_GIVEN INSTRUCTION_: From the line containing "Write a Python" through the line containing "plt.rcParams['font.family'] = ['Lato', 'DejaVu", retype each line exactly; include both end lines and nothing beyond them.

=== GIVEN RECORDS ===

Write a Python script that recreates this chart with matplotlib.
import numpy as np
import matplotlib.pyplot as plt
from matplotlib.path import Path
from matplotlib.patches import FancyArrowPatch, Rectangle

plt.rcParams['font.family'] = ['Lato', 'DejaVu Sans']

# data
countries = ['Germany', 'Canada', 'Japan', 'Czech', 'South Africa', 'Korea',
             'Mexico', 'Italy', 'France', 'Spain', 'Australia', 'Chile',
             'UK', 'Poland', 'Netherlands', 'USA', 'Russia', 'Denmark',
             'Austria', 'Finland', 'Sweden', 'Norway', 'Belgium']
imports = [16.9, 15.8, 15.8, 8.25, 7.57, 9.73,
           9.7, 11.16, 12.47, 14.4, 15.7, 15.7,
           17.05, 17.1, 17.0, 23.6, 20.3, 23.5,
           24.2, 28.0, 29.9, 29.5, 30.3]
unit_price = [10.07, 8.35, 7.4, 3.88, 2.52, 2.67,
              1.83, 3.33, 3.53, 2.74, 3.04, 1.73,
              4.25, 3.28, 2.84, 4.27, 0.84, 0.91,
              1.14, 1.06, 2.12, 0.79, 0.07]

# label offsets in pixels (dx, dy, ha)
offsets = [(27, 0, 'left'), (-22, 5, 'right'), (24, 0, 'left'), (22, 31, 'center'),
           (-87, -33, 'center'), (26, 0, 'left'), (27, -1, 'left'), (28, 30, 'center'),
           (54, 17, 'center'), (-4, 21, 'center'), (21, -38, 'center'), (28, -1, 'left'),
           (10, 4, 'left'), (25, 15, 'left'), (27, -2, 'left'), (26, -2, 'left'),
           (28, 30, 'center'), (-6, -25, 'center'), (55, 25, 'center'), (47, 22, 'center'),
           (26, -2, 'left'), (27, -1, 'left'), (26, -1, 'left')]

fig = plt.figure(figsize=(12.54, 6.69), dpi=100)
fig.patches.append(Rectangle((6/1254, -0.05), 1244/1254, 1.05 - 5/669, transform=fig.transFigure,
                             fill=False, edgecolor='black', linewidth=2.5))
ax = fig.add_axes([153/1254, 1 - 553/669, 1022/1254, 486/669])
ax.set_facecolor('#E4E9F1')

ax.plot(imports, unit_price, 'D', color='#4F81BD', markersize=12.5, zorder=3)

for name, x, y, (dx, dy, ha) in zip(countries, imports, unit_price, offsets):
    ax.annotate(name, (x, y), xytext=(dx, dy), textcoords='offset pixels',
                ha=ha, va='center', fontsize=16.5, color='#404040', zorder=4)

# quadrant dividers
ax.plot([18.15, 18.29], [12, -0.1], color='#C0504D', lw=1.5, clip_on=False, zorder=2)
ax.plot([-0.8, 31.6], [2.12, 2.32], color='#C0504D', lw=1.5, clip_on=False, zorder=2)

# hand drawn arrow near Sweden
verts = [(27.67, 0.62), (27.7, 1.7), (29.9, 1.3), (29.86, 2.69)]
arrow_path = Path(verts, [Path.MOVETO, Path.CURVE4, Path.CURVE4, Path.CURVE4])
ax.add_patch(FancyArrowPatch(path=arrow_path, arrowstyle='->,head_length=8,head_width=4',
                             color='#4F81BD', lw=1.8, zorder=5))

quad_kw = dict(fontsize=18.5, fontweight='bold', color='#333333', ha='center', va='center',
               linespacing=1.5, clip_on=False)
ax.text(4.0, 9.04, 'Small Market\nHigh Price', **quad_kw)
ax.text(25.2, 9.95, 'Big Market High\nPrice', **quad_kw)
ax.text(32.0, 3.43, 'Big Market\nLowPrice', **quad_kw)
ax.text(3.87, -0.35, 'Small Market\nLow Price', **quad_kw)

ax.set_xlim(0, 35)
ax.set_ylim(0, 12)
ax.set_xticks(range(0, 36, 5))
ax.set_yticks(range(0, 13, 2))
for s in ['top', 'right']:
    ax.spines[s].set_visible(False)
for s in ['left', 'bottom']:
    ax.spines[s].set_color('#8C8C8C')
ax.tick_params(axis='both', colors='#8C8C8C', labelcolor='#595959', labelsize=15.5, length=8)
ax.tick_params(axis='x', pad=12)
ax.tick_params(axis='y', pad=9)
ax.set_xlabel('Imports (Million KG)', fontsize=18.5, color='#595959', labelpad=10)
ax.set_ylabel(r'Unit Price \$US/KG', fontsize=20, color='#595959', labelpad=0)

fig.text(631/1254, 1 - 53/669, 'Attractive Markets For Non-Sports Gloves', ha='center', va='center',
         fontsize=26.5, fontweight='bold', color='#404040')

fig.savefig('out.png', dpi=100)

===
=== GIVEN RECORDS ===

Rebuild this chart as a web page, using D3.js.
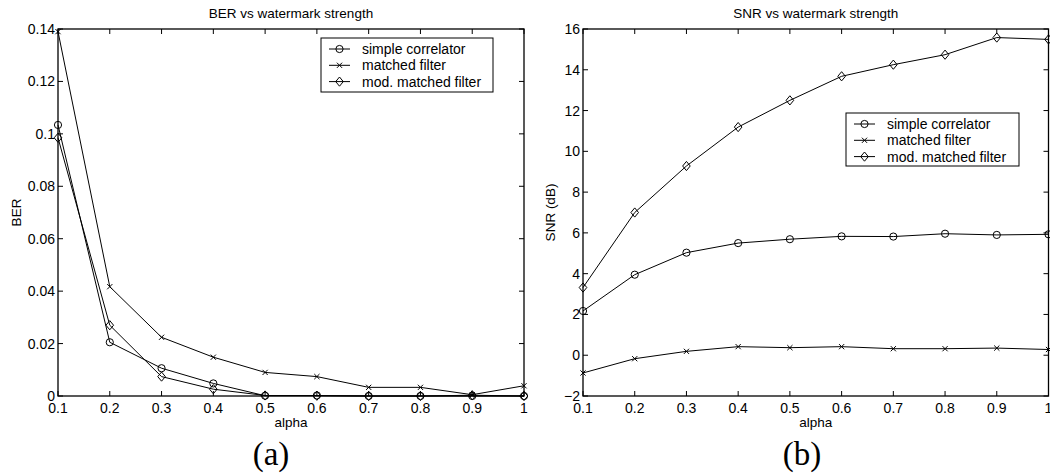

===

_RESPONSE FOR THIS EXERCISE_:
Write a Python script that recreates this chart with matplotlib.
import numpy as np
import matplotlib.pyplot as plt
from matplotlib.path import Path
from matplotlib.patches import FancyArrowPatch, Rectangle

plt.rcParams['font.family'] = ['Lato', 'DejaVu Sans']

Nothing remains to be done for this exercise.